Este drama social no genera empatía porque comúnmente se asocia a la mujer como quien tienta al hombre al pecado, como la seductora. El slutshaming tiene mucho que ver con esto. Al degradar a una mujer porque ha tenido sexo o lo disfruta, evita que podamos compadecernos de los problemas que parezcan derivar de esa conducta. Se percibe como algo que “se merecen esas pinches putas’”. Denostar a las mujeres por su comportamiento sexual parecería autorizar su agresión. La cultura de la violación (mejor conocida en inglés como Rape Culture) es un estado donde la violencia sexual es tolerada o minimizada y la víctima culpabilizada.

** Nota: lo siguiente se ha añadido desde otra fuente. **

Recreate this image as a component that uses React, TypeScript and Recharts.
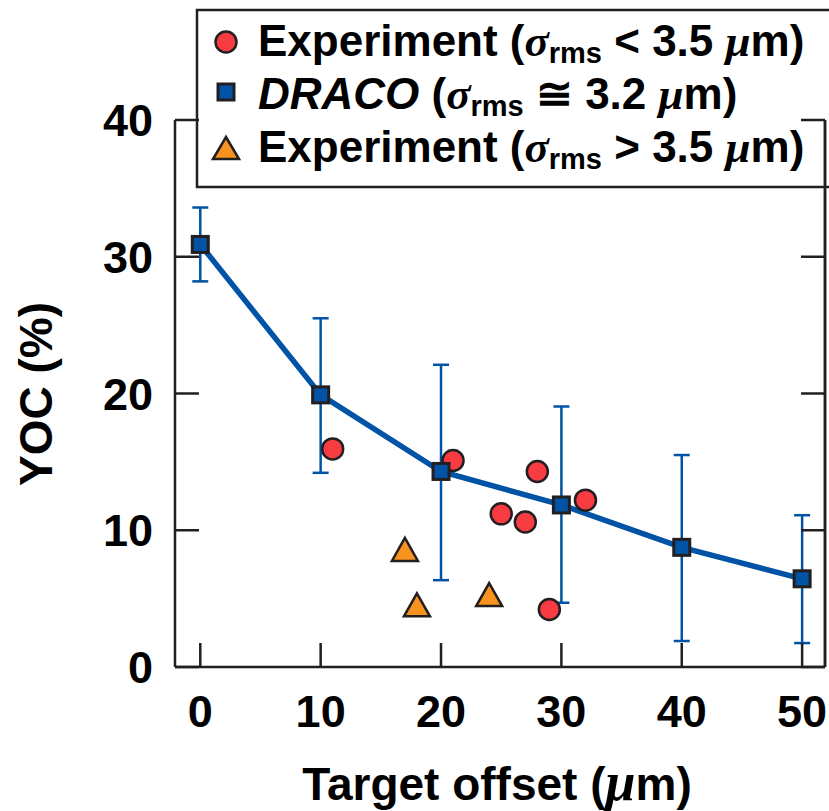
import React from 'react';
import { ComposedChart, Line, Scatter, XAxis, YAxis, ErrorBar, Customized, ReferenceLine } from 'recharts';

// ---- data ----
const offsets = [0, 10, 20, 30, 40, 50];
const dracoYoc = [30.9, 19.9, 14.3, 11.85, 8.75, 6.45];
const dracoLow = [28.2, 14.2, 6.35, 4.7, 1.9, 1.75];
const dracoHigh = [33.6, 25.5, 22.1, 19.05, 15.5, 11.1];

const expSmallX = [11, 21, 25, 27, 28, 29, 32];
const expSmallY = [15.95, 15.1, 11.2, 10.6, 14.3, 4.2, 12.2];

const expLargeX = [17, 18, 24];
const expLargeY = [8.6, 4.55, 5.3];

const xTicks = [0, 10, 20, 30, 40, 50];
const yTicks = [0, 10, 20, 30, 40];

// ---- styles ----
const BLUE = '#0053a5';
const RED = '#f93b42';
const ORANGE = '#f7931e';
const DARK = '#231f20';
const FONT = '"Liberation Sans", Arial, Helvetica, sans-serif';
const GREEK = '"Liberation Serif", "Times New Roman", serif';
const TICK_LEN = 24;

const dracoData = offsets.map((x, i) => ({
  x,
  y: dracoYoc[i],
  err: [dracoYoc[i] - dracoLow[i], dracoHigh[i] - dracoYoc[i]],
}));
const smallData = expSmallX.map((x, i) => ({ x, y: expSmallY[i] }));
const largeData = expLargeX.map((x, i) => ({ x, y: expLargeY[i] }));

const BottomTick = (props: any) => {
  const { x, y, payload } = props;
  return (
    <g>
      <line x1={x} y1={y} x2={x} y2={y - TICK_LEN} stroke={DARK} strokeWidth={2.5} />
      <text x={x} y={y + 60} textAnchor="middle" fontFamily={FONT} fontWeight="bold" fontSize={45} fill="#000">
        {payload.value}
      </text>
    </g>
  );
};

const LeftTick = (props: any) => {
  const { x, y, payload } = props;
  return (
    <g>
      <line x1={x} y1={y} x2={x + TICK_LEN} y2={y} stroke={DARK} strokeWidth={2.5} />
      <text x={x - 22} y={y + 16} textAnchor="end" fontFamily={FONT} fontWeight="bold" fontSize={45} fill="#000">
        {payload.value}
      </text>
    </g>
  );
};

const TopTick = (props: any) => {
  const { x, y } = props;
  return <line x1={x} y1={y} x2={x} y2={y + TICK_LEN} stroke={DARK} strokeWidth={2.5} />;
};

const RightTick = (props: any) => {
  const { x, y } = props;
  return <line x1={x} y1={y} x2={x - TICK_LEN} y2={y} stroke={DARK} strokeWidth={2.5} />;
};

const SquareShape = (props: any) => {
  const { cx, cy } = props;
  if (cx == null || cy == null) return null;
  return <rect x={cx - 8} y={cy - 8} width={16} height={16} fill={BLUE} stroke={DARK} strokeWidth={3} />;
};

const CircleShape = (props: any) => {
  const { cx, cy } = props;
  if (cx == null || cy == null) return null;
  return <circle cx={cx} cy={cy} r={10.5} fill={RED} stroke={DARK} strokeWidth={2.5} />;
};

const TriangleShape = (props: any) => {
  const { cx, cy } = props;
  if (cx == null || cy == null) return null;
  const w = 13;
  const h = 11.5;
  return (
    <polygon
      points={`${cx},${cy - h} ${cx + w},${cy + h} ${cx - w},${cy + h}`}
      fill={ORANGE}
      stroke={DARK}
      strokeWidth={2.5}
    />
  );
};

const LegendBox = () => {
  const tx = 258;
  const fs = 44;
  const sub = 29;
  const gk = 45;
  const row = (y: number, lead: React.ReactNode, op: string, val: string) => (
    <text x={tx} y={y} fontFamily={FONT} fontWeight="bold" fontSize={fs} fill="#000">
      {lead}
      <tspan> (</tspan>
      <tspan fontFamily={GREEK} fontStyle="italic" fontSize={gk}>σ</tspan>
      <tspan fontSize={sub} dy={7}>rms</tspan>
      <tspan dy={-7}>{` ${op} ${val} `}</tspan>
      <tspan fontFamily={GREEK} fontStyle="italic" fontSize={gk}>μ</tspan>
      <tspan>m)</tspan>
    </text>
  );
  return (
    <g>
      <rect x={197} y={10} width={700} height={177} fill="#fff" stroke={DARK} strokeWidth={2.5} />
      <circle cx={226} cy={42} r={10.5} fill={RED} stroke={DARK} strokeWidth={2.5} />
      <rect x={218} y={84} width={16} height={16} fill={BLUE} stroke={DARK} strokeWidth={3} />
      <polygon points="226,137 239,159 213,159" fill={ORANGE} stroke={DARK} strokeWidth={2.5} />
      {row(56, <tspan>Experiment</tspan>, '<', '3.5')}
      {row(109, <tspan fontStyle="italic">DRACO</tspan>, '≅', '3.2')}
      {row(162, <tspan>Experiment</tspan>, '>', '3.5')}
    </g>
  );
};

const AxisTitles = () => (
  <g>
    <text x={497} y={800} textAnchor="middle" fontFamily={FONT} fontWeight="bold" fontSize={46} fill="#000">
      Target offset (<tspan fontFamily={GREEK} fontStyle="italic" fontSize={54}>μ</tspan>m)
    </text>
    <text
      x={52}
      y={394}
      transform="rotate(-90, 52, 394)"
      textAnchor="middle"
      fontFamily={FONT}
      fontWeight="bold"
      fontSize={46}
      fill="#000"
    >
      YOC (%)
    </text>
  </g>
);

const xDomain: [number, number] = [-2.1, 51.9];
const yDomain: [number, number] = [0, 40];
const axisLine = { stroke: DARK, strokeWidth: 2.5 };

export default function App() {
  return (
    <div style={{ position: 'absolute', left: 0, top: 0, width: 829, height: 811, background: '#fff' }}>
      <ComposedChart width={829} height={811} margin={{ top: 120, right: 3, bottom: 0, left: 0 }}>
        <XAxis
          dataKey="x"
          type="number"
          domain={xDomain}
          ticks={xTicks}
          allowDataOverflow
          height={144}
          tickSize={0}
          tickMargin={0}
          tickLine={false}
          axisLine={axisLine}
          tick={BottomTick}
          interval={0}
        />
        <XAxis
          xAxisId="top"
          orientation="top"
          dataKey="x"
          type="number"
          domain={xDomain}
          ticks={xTicks}
          allowDataOverflow
          height={0}
          tickSize={0}
          tickMargin={0}
          tickLine={false}
          axisLine={axisLine}
          tick={TopTick}
          interval={0}
        />
        <YAxis
          type="number"
          domain={yDomain}
          ticks={yTicks}
          allowDataOverflow
          width={175}
          tickSize={0}
          tickMargin={0}
          tickLine={false}
          axisLine={axisLine}
          tick={LeftTick}
          interval={0}
        />
        <YAxis
          yAxisId="right"
          orientation="right"
          type="number"
          domain={yDomain}
          ticks={yTicks}
          allowDataOverflow
          width={1}
          tickSize={0}
          tickMargin={0}
          tickLine={false}
          axisLine={axisLine}
          tick={RightTick}
          interval={0}
        />
        <ReferenceLine x={xDomain[1]} stroke={DARK} strokeWidth={2.5} ifOverflow="visible" />
        <Line
          data={dracoData}
          dataKey="y"
          stroke={BLUE}
          strokeWidth={5.5}
          dot={false}
          activeDot={false}
          isAnimationActive={false}
        >
          <ErrorBar dataKey="err" direction="y" width={8} strokeWidth={2.5} stroke={BLUE} />
        </Line>
        <Scatter data={smallData} dataKey="y" shape={CircleShape} isAnimationActive={false} />
        <Scatter data={largeData} dataKey="y" shape={TriangleShape} isAnimationActive={false} />
        <Scatter data={dracoData} dataKey="y" shape={SquareShape} isAnimationActive={false} />
        <Customized component={AxisTitles} />
        <Customized component={LegendBox} />
      </ComposedChart>
    </div>
  );
}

Un caso reciente, la violación multitudinaria en Brasil de una joven de dieciséis años, demostró en qué grado está inmersa Latinoamérica en esta cultura. Las primeras reacciones al video, donde se veía a la víctima ensangrentada y decenas de hombres riendo a su alrededor, fueron culparla de merecerlo. Esto ocurrió en Brasil, el país más católico del mundo.
La Iglesia Católica no dice literalmente que está bien violar o matar mujeres. Pero tampoco lo condena de forma tan enérgica como al matrimonio entre homosexuales o el aborto. Guarda silencio. La violencia contra las mujeres no se combate llamando a tener valores y ‘guardar la moral’ porque ése ese no es el problema principal. La solución no es pedirle a la sociedad que respete a las mujeres o condenar la violencia. Tratar al sexo como pecado y no medir con la misma vara a hombres y a mujeres sí lo es.
El catolicismo ha perdido más del 13% de creyentes, cada año disminuyen las vocaciones (excepto los diáconos, a quienes se le permite no ser célibes, ¿coincidencia?) y los escándalos por abuso sexual salen más fácilmente a la luz. Hace unos días, el Papa dejó entrever la posibilidad de una eventual ordenación de diaconisas, parece un tímido intento por reivindicar el papel de la mujer en la religión; de lograrse sería toda una revolución. Francisco tiene la oportunidad de reformar su iglesia y y mejorar las condiciones de las mujeres dentro y fuera de ella. Ojalá, por nuestro bien, lo haga.